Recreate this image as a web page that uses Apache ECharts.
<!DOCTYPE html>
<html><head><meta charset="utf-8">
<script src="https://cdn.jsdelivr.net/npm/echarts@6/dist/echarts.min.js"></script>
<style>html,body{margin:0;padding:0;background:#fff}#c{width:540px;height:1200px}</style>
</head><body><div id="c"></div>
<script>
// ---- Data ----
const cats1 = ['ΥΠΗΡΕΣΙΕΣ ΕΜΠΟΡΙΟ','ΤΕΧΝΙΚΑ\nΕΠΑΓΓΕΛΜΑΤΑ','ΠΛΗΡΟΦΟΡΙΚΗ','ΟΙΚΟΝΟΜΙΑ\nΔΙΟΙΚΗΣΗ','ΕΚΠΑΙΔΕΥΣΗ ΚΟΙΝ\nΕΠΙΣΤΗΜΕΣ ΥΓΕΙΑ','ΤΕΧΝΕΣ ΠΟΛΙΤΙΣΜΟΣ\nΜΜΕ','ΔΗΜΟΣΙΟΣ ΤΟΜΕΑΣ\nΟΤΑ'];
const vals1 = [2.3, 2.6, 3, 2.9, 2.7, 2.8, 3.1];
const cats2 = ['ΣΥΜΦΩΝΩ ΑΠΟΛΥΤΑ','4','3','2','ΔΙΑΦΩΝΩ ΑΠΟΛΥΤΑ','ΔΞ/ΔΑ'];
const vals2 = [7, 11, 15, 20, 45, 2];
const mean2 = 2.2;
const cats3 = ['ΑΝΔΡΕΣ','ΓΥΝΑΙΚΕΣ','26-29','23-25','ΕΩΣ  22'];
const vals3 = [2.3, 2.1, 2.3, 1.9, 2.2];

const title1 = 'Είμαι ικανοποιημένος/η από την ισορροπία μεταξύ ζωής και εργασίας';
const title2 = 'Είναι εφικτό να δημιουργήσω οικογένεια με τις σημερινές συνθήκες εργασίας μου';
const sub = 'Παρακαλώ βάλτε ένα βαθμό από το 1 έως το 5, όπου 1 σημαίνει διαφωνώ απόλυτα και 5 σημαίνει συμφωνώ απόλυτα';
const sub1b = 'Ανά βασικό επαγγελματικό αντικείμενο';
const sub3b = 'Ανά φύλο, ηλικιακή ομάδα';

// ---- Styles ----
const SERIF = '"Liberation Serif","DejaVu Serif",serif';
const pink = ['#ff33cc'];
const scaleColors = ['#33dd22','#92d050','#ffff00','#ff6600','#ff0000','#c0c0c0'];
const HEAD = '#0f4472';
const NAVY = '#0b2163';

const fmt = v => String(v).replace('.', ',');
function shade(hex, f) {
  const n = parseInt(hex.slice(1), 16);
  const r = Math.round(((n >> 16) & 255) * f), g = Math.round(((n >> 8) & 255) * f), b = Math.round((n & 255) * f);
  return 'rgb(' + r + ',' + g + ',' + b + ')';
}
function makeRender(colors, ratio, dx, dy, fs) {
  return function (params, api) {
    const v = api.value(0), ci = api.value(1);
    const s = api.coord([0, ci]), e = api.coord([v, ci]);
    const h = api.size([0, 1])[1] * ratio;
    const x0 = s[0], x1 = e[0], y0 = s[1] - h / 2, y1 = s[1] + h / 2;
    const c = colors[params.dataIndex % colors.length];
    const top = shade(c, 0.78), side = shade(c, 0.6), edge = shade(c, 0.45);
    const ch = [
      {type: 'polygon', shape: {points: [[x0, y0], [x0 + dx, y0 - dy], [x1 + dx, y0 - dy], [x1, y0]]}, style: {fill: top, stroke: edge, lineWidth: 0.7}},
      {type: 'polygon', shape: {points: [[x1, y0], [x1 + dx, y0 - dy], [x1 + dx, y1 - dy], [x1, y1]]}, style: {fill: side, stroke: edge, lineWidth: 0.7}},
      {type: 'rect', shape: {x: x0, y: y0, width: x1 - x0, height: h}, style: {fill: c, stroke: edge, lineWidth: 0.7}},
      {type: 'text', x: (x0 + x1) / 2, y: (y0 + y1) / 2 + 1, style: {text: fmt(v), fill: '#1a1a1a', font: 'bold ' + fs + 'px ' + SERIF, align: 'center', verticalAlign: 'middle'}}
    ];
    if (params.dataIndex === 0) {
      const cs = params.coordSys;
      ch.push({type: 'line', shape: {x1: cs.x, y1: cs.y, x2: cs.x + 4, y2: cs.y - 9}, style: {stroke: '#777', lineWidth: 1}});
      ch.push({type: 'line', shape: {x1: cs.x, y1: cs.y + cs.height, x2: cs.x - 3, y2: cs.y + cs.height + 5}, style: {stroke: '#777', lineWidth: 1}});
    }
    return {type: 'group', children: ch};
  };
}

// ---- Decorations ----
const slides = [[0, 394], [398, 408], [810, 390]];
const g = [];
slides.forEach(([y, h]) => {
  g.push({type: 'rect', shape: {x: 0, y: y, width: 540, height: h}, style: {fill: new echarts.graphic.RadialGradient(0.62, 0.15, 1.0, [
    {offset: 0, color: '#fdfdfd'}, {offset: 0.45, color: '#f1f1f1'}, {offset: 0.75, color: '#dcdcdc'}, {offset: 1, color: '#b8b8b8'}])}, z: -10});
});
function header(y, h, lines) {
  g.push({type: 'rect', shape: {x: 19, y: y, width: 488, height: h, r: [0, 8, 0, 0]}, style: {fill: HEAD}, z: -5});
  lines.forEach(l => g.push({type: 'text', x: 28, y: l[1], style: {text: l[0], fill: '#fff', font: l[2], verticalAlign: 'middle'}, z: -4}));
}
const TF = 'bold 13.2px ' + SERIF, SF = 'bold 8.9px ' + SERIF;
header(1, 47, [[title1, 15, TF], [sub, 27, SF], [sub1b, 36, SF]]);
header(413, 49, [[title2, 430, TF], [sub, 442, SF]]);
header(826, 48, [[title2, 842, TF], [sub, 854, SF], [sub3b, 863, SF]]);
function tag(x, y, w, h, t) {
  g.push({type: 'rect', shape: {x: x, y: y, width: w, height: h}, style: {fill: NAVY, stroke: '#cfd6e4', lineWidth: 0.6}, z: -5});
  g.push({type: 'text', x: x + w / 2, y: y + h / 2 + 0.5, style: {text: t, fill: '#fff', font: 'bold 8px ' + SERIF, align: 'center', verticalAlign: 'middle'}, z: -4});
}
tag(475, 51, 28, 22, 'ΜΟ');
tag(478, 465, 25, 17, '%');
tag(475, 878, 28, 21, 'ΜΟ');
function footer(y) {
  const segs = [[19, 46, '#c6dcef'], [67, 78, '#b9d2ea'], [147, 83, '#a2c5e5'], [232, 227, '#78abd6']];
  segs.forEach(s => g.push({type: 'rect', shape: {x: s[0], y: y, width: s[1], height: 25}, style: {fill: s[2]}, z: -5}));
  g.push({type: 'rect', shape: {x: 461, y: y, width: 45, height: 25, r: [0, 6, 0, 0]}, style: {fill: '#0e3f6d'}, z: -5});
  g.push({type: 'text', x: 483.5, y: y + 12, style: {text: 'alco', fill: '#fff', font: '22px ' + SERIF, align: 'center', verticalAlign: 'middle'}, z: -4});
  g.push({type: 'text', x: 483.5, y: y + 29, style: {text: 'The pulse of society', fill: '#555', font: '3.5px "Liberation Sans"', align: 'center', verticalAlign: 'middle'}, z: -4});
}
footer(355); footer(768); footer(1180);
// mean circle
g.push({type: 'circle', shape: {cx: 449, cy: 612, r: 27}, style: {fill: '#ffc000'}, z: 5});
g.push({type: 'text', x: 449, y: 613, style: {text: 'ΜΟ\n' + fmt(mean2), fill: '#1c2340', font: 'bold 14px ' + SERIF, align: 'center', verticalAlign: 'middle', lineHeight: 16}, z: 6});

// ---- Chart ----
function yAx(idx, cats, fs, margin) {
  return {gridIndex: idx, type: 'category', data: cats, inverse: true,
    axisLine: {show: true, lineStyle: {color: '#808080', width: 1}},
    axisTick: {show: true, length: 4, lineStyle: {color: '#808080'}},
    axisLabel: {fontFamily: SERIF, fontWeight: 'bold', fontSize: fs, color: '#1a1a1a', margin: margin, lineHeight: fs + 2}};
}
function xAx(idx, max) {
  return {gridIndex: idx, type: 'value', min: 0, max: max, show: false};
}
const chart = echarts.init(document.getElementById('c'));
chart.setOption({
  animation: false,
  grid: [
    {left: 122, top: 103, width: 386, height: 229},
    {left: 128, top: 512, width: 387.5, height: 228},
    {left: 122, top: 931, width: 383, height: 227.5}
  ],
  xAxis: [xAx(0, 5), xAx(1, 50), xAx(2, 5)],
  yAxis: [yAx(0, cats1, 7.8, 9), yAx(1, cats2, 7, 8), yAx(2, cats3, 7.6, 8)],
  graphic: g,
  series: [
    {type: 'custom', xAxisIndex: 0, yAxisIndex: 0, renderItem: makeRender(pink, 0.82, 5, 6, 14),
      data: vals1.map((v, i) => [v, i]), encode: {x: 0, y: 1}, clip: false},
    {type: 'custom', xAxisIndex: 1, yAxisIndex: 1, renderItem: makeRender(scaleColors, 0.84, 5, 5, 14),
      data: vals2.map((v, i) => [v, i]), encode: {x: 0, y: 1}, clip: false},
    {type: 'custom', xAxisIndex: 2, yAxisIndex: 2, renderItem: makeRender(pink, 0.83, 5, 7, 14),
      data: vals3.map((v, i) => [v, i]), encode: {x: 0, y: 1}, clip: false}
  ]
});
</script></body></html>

====================

**Your instructions:**
Output exactly the leading lines of the data, up to and including the line marked by "const NAVY = '#0b2163';".

**Correct result:**
Recreate this image as a web page that uses Apache ECharts.
<!DOCTYPE html>
<html><head><meta charset="utf-8">
<script src="https://cdn.jsdelivr.net/npm/echarts@6/dist/echarts.min.js"></script>
<style>html,body{margin:0;padding:0;background:#fff}#c{width:540px;height:1200px}</style>
</head><body><div id="c"></div>
<script>
// ---- Data ----
const cats1 = ['ΥΠΗΡΕΣΙΕΣ ΕΜΠΟΡΙΟ','ΤΕΧΝΙΚΑ\nΕΠΑΓΓΕΛΜΑΤΑ','ΠΛΗΡΟΦΟΡΙΚΗ','ΟΙΚΟΝΟΜΙΑ\nΔΙΟΙΚΗΣΗ','ΕΚΠΑΙΔΕΥΣΗ ΚΟΙΝ\nΕΠΙΣΤΗΜΕΣ ΥΓΕΙΑ','ΤΕΧΝΕΣ ΠΟΛΙΤΙΣΜΟΣ\nΜΜΕ','ΔΗΜΟΣΙΟΣ ΤΟΜΕΑΣ\nΟΤΑ'];
const vals1 = [2.3, 2.6, 3, 2.9, 2.7, 2.8, 3.1];
const cats2 = ['ΣΥΜΦΩΝΩ ΑΠΟΛΥΤΑ','4','3','2','ΔΙΑΦΩΝΩ ΑΠΟΛΥΤΑ','ΔΞ/ΔΑ'];
const vals2 = [7, 11, 15, 20, 45, 2];
const mean2 = 2.2;
const cats3 = ['ΑΝΔΡΕΣ','ΓΥΝΑΙΚΕΣ','26-29','23-25','ΕΩΣ  22'];
const vals3 = [2.3, 2.1, 2.3, 1.9, 2.2];

const title1 = 'Είμαι ικανοποιημένος/η από την ισορροπία μεταξύ ζωής και εργασίας';
const title2 = 'Είναι εφικτό να δημιουργήσω οικογένεια με τις σημερινές συνθήκες εργασίας μου';
const sub = 'Παρακαλώ βάλτε ένα βαθμό από το 1 έως το 5, όπου 1 σημαίνει διαφωνώ απόλυτα και 5 σημαίνει συμφωνώ απόλυτα';
const sub1b = 'Ανά βασικό επαγγελματικό αντικείμενο';
const sub3b = 'Ανά φύλο, ηλικιακή ομάδα';

// ---- Styles ----
const SERIF = '"Liberation Serif","DejaVu Serif",serif';
const pink = ['#ff33cc'];
const scaleColors = ['#33dd22','#92d050','#ffff00','#ff6600','#ff0000','#c0c0c0'];
const HEAD = '#0f4472';
const NAVY = '#0b2163';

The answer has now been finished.